Insert the optical modules into the SFP+ ports of two switches, and then use LC fiber optic jumpers corresponding to the module ports to connect the optical modules on both switches. This connection method effectively achieves the simplest and most economical data connection, applicable to Ethernet connections in data centers, enterprise cabling, and telecom operator transmission.

Scenario 3: Connection between CWDM SFP+ Optical Modules and Switches

This connection method uses repeater, fiber optic transceivers, and CWDM to connect the optical modules with the switches, converting the RJ45 electrical ports on the 10G Ethernet switches to the CWDM wavelengths required by the CWDM multiplexers.

Scenario 4: Connection between DWDM SFP+ Optical Modules and Switches

Insert the optical modules into the SFP+ ports of the switches, and then use armored fiber optic jumpers to connect them with the DWDM. This connection method protects the optical signals during long-distance transmission, significantly reducing optical wave loss, and is suitable for long-distance optical signal transmission.

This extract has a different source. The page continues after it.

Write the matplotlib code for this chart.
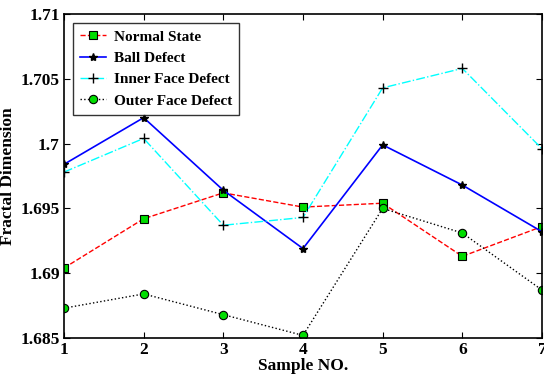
import matplotlib
matplotlib.use("Agg")
import matplotlib.pyplot as plt

samples = [1, 2, 3, 4, 5, 6, 7]
normal_state = [1.6904, 1.6942, 1.6962, 1.6951, 1.6954, 1.6913, 1.6936]
ball_defect = [1.6984, 1.7020, 1.6964, 1.6919, 1.6999, 1.6968, 1.6932]
inner_defect = [1.6978, 1.7004, 1.6937, 1.6943, 1.7043, 1.7058, 1.6996]
outer_defect = [1.6873, 1.6884, 1.6868, 1.6852, 1.6950, 1.6931, 1.6887]

plt.rcParams['font.family'] = ['Liberation Serif', 'DejaVu Serif']
plt.rcParams['font.weight'] = 'bold'

fig = plt.figure(figsize=(5.44, 3.75), dpi=100)
ax = fig.add_axes([0.1176, 0.0987, 0.8787, 0.864])

ax.plot(samples, normal_state, 'r--', marker='s', mfc='#00dd00', mec='k',
        ms=6, lw=1, mew=0.8, label='Normal State')
ax.plot(samples, ball_defect, 'b-', marker='*', mfc='k', mec='k',
        ms=6, lw=1.2, label='Ball Defect')
ax.plot(samples, inner_defect, color='cyan', ls='-.', marker='+', mec='k',
        ms=7, lw=1, label='Inner Face Defect')
ax.plot(samples, outer_defect, 'k:', marker='o', mfc='#00dd00', mec='k',
        ms=6, lw=1, mew=0.8, label='Outer Face Defect')

ax.set_xlim(1, 7)
ax.set_ylim(1.685, 1.71)
ax.set_xticks(samples)
ax.set_yticks([1.685, 1.69, 1.695, 1.7, 1.705, 1.71])
ax.set_yticklabels(['1.685', '1.69', '1.695', '1.7', '1.705', '1.71'])
ax.tick_params(direction='in', top=True, right=True, labelsize=12.5, length=4, pad=3)
for s in ax.spines.values():
    s.set_linewidth(1.2)

ax.set_xlabel('Sample NO.', fontsize=12.5, fontweight='bold', labelpad=0)
ax.set_ylabel('Fractal Dimension', fontsize=12.5, fontweight='bold', labelpad=3)

leg = ax.legend(loc='upper left', fontsize=11, frameon=True, fancybox=False,
                edgecolor='k', handlelength=1.7, handletextpad=0.5,
                borderaxespad=0.6, labelspacing=0.5, borderpad=0.45)
leg.get_frame().set_linewidth(1)

fig.savefig('out.png', dpi=100)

Precautions for Connecting SFP+ Optical Modules with Switches

1. Ensure that the wavelength and transmission distance of the optical modules used by both switches are the same, as well as whether they are single-fiber or dual-fiber, single-mode or multi-mode. If there is a mismatch, use the corresponding converter.
2. When using optical modules, try to avoid static electricity and bumps. If a bump occurs, it is not recommended to continue using the module.
3. Pay attention to the orientation of the optical module insertion; the pull ring and label should face upwards.
4. When inserting the optical module into the switch, push it firmly to the bottom. There will generally be a slight vibration. After insertion, lightly pull on the module to check if it is properly installed.
5. When disassembling the optical module, first pull the ring to a position 90 degrees to the port, then remove the module.